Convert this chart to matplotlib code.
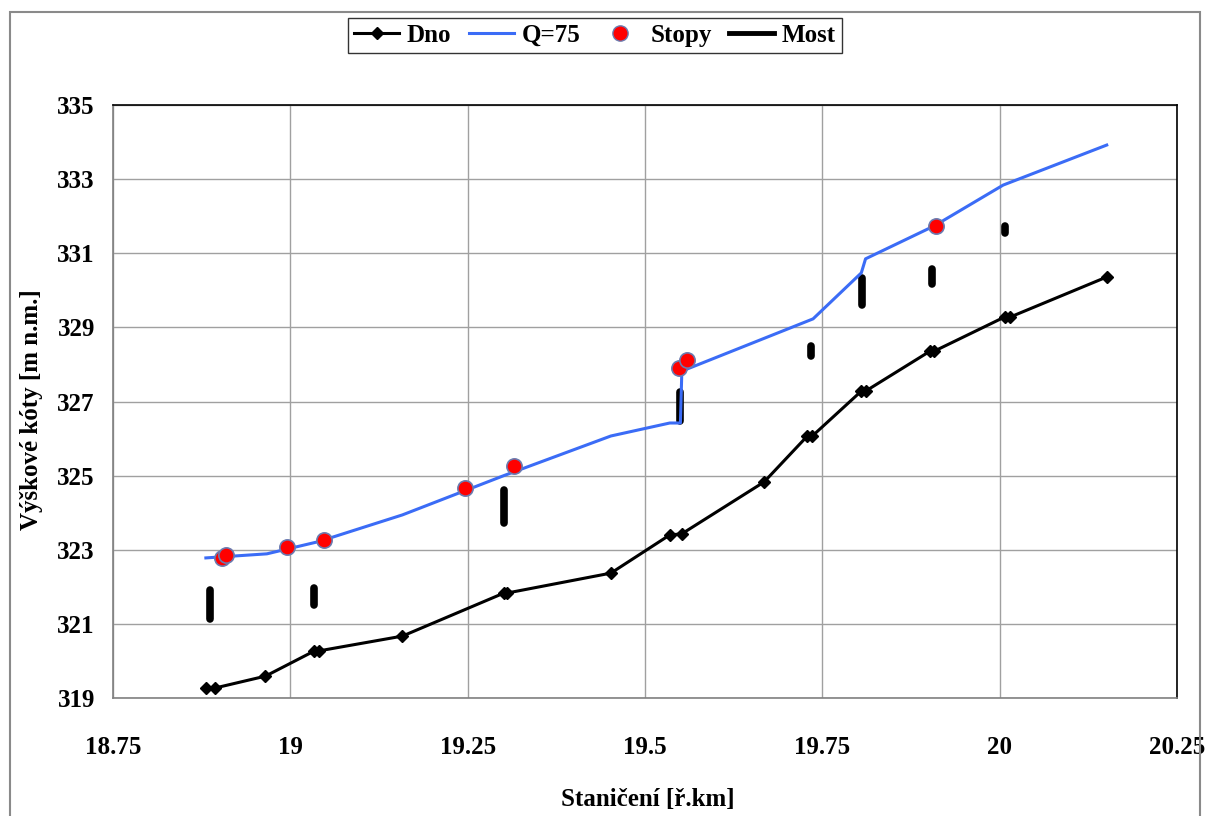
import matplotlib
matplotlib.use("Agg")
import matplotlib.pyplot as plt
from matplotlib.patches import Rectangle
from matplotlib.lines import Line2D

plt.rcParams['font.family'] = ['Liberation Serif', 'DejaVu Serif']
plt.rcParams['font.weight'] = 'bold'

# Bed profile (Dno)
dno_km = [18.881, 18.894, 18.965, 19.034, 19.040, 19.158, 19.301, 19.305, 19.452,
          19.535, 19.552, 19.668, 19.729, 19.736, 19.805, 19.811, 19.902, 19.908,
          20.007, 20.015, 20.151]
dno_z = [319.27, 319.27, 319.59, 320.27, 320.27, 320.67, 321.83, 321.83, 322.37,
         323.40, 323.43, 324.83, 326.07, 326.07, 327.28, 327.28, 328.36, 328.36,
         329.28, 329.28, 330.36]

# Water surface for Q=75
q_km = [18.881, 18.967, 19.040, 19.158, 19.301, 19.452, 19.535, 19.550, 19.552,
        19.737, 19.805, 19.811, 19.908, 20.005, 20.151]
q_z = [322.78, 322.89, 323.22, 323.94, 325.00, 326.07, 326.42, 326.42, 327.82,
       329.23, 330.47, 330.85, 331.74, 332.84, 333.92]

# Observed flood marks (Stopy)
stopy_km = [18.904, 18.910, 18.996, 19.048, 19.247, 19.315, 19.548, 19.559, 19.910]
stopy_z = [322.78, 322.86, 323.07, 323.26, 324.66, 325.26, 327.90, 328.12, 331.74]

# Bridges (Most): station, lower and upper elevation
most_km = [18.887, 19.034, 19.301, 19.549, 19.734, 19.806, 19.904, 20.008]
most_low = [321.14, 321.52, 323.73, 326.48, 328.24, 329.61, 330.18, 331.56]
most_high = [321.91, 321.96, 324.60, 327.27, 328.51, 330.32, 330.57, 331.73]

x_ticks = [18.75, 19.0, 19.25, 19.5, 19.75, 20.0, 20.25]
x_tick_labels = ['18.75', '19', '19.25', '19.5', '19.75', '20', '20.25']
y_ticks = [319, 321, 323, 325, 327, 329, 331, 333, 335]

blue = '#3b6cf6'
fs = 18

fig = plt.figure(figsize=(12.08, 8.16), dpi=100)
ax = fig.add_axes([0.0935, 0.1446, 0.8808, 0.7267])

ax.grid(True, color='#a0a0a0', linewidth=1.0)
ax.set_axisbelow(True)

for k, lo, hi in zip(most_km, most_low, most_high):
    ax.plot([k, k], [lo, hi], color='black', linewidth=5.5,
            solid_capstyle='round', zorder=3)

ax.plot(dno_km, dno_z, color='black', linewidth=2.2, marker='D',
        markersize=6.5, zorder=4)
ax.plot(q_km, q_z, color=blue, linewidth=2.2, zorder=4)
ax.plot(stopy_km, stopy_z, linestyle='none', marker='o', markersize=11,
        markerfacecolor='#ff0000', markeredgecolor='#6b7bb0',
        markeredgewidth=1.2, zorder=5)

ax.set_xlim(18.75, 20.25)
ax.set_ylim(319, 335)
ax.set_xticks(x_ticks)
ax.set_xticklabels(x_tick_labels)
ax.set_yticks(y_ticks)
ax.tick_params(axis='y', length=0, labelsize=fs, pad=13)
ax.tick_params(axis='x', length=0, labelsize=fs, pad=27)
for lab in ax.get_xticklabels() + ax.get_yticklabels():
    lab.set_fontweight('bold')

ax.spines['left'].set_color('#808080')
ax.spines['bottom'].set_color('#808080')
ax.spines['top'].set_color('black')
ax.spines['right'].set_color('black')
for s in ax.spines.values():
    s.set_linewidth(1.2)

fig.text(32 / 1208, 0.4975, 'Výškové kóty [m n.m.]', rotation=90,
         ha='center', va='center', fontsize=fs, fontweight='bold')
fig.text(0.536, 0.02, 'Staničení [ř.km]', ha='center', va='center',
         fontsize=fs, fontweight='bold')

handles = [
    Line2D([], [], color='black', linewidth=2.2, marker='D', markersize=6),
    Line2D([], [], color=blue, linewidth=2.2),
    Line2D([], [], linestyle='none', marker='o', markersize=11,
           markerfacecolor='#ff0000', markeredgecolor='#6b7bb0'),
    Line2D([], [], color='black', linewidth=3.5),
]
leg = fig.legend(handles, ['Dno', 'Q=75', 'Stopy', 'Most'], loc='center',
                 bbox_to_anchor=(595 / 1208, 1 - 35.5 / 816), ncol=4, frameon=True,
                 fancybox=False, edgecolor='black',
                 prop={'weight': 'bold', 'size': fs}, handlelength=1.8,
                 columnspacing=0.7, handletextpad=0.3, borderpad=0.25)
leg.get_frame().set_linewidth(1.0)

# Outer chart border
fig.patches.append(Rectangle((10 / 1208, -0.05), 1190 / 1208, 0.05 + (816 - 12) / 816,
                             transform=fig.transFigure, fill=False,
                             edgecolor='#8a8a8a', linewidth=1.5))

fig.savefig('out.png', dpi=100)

▶ Do this
Write the lines above out again exactly, without any of their pictures.

▶ Written solution
Convert this chart to matplotlib code.
import matplotlib
matplotlib.use("Agg")
import matplotlib.pyplot as plt
from matplotlib.patches import Rectangle
from matplotlib.lines import Line2D

plt.rcParams['font.family'] = ['Liberation Serif', 'DejaVu Serif']
plt.rcParams['font.weight'] = 'bold'

# Bed profile (Dno)
dno_km = [18.881, 18.894, 18.965, 19.034, 19.040, 19.158, 19.301, 19.305, 19.452,
          19.535, 19.552, 19.668, 19.729, 19.736, 19.805, 19.811, 19.902, 19.908,
          20.007, 20.015, 20.151]
dno_z = [319.27, 319.27, 319.59, 320.27, 320.27, 320.67, 321.83, 321.83, 322.37,
         323.40, 323.43, 324.83, 326.07, 326.07, 327.28, 327.28, 328.36, 328.36,
         329.28, 329.28, 330.36]

# Water surface for Q=75
q_km = [18.881, 18.967, 19.040, 19.158, 19.301, 19.452, 19.535, 19.550, 19.552,
        19.737, 19.805, 19.811, 19.908, 20.005, 20.151]
q_z = [322.78, 322.89, 323.22, 323.94, 325.00, 326.07, 326.42, 326.42, 327.82,
       329.23, 330.47, 330.85, 331.74, 332.84, 333.92]

# Observed flood marks (Stopy)
stopy_km = [18.904, 18.910, 18.996, 19.048, 19.247, 19.315, 19.548, 19.559, 19.910]
stopy_z = [322.78, 322.86, 323.07, 323.26, 324.66, 325.26, 327.90, 328.12, 331.74]

# Bridges (Most): station, lower and upper elevation
most_km = [18.887, 19.034, 19.301, 19.549, 19.734, 19.806, 19.904, 20.008]
most_low = [321.14, 321.52, 323.73, 326.48, 328.24, 329.61, 330.18, 331.56]
most_high = [321.91, 321.96, 324.60, 327.27, 328.51, 330.32, 330.57, 331.73]

x_ticks = [18.75, 19.0, 19.25, 19.5, 19.75, 20.0, 20.25]
x_tick_labels = ['18.75', '19', '19.25', '19.5', '19.75', '20', '20.25']
y_ticks = [319, 321, 323, 325, 327, 329, 331, 333, 335]

blue = '#3b6cf6'
fs = 18

fig = plt.figure(figsize=(12.08, 8.16), dpi=100)
ax = fig.add_axes([0.0935, 0.1446, 0.8808, 0.7267])

ax.grid(True, color='#a0a0a0', linewidth=1.0)
ax.set_axisbelow(True)

for k, lo, hi in zip(most_km, most_low, most_high):
    ax.plot([k, k], [lo, hi], color='black', linewidth=5.5,
            solid_capstyle='round', zorder=3)

ax.plot(dno_km, dno_z, color='black', linewidth=2.2, marker='D',
        markersize=6.5, zorder=4)
ax.plot(q_km, q_z, color=blue, linewidth=2.2, zorder=4)
ax.plot(stopy_km, stopy_z, linestyle='none', marker='o', markersize=11,
        markerfacecolor='#ff0000', markeredgecolor='#6b7bb0',
        markeredgewidth=1.2, zorder=5)

ax.set_xlim(18.75, 20.25)
ax.set_ylim(319, 335)
ax.set_xticks(x_ticks)
ax.set_xticklabels(x_tick_labels)
ax.set_yticks(y_ticks)
ax.tick_params(axis='y', length=0, labelsize=fs, pad=13)
ax.tick_params(axis='x', length=0, labelsize=fs, pad=27)
for lab in ax.get_xticklabels() + ax.get_yticklabels():
    lab.set_fontweight('bold')

ax.spines['left'].set_color('#808080')
ax.spines['bottom'].set_color('#808080')
ax.spines['top'].set_color('black')
ax.spines['right'].set_color('black')
for s in ax.spines.values():
    s.set_linewidth(1.2)

fig.text(32 / 1208, 0.4975, 'Výškové kóty [m n.m.]', rotation=90,
         ha='center', va='center', fontsize=fs, fontweight='bold')
fig.text(0.536, 0.02, 'Staničení [ř.km]', ha='center', va='center',
         fontsize=fs, fontweight='bold')

handles = [
    Line2D([], [], color='black', linewidth=2.2, marker='D', markersize=6),
    Line2D([], [], color=blue, linewidth=2.2),
    Line2D([], [], linestyle='none', marker='o', markersize=11,
           markerfacecolor='#ff0000', markeredgecolor='#6b7bb0'),
    Line2D([], [], color='black', linewidth=3.5),
]
leg = fig.legend(handles, ['Dno', 'Q=75', 'Stopy', 'Most'], loc='center',
                 bbox_to_anchor=(595 / 1208, 1 - 35.5 / 816), ncol=4, frameon=True,
                 fancybox=False, edgecolor='black',
                 prop={'weight': 'bold', 'size': fs}, handlelength=1.8,
                 columnspacing=0.7, handletextpad=0.3, borderpad=0.25)
leg.get_frame().set_linewidth(1.0)

# Outer chart border
fig.patches.append(Rectangle((10 / 1208, -0.05), 1190 / 1208, 0.05 + (816 - 12) / 816,
                             transform=fig.transFigure, fill=False,
                             edgecolor='#8a8a8a', linewidth=1.5))

fig.savefig('out.png', dpi=100)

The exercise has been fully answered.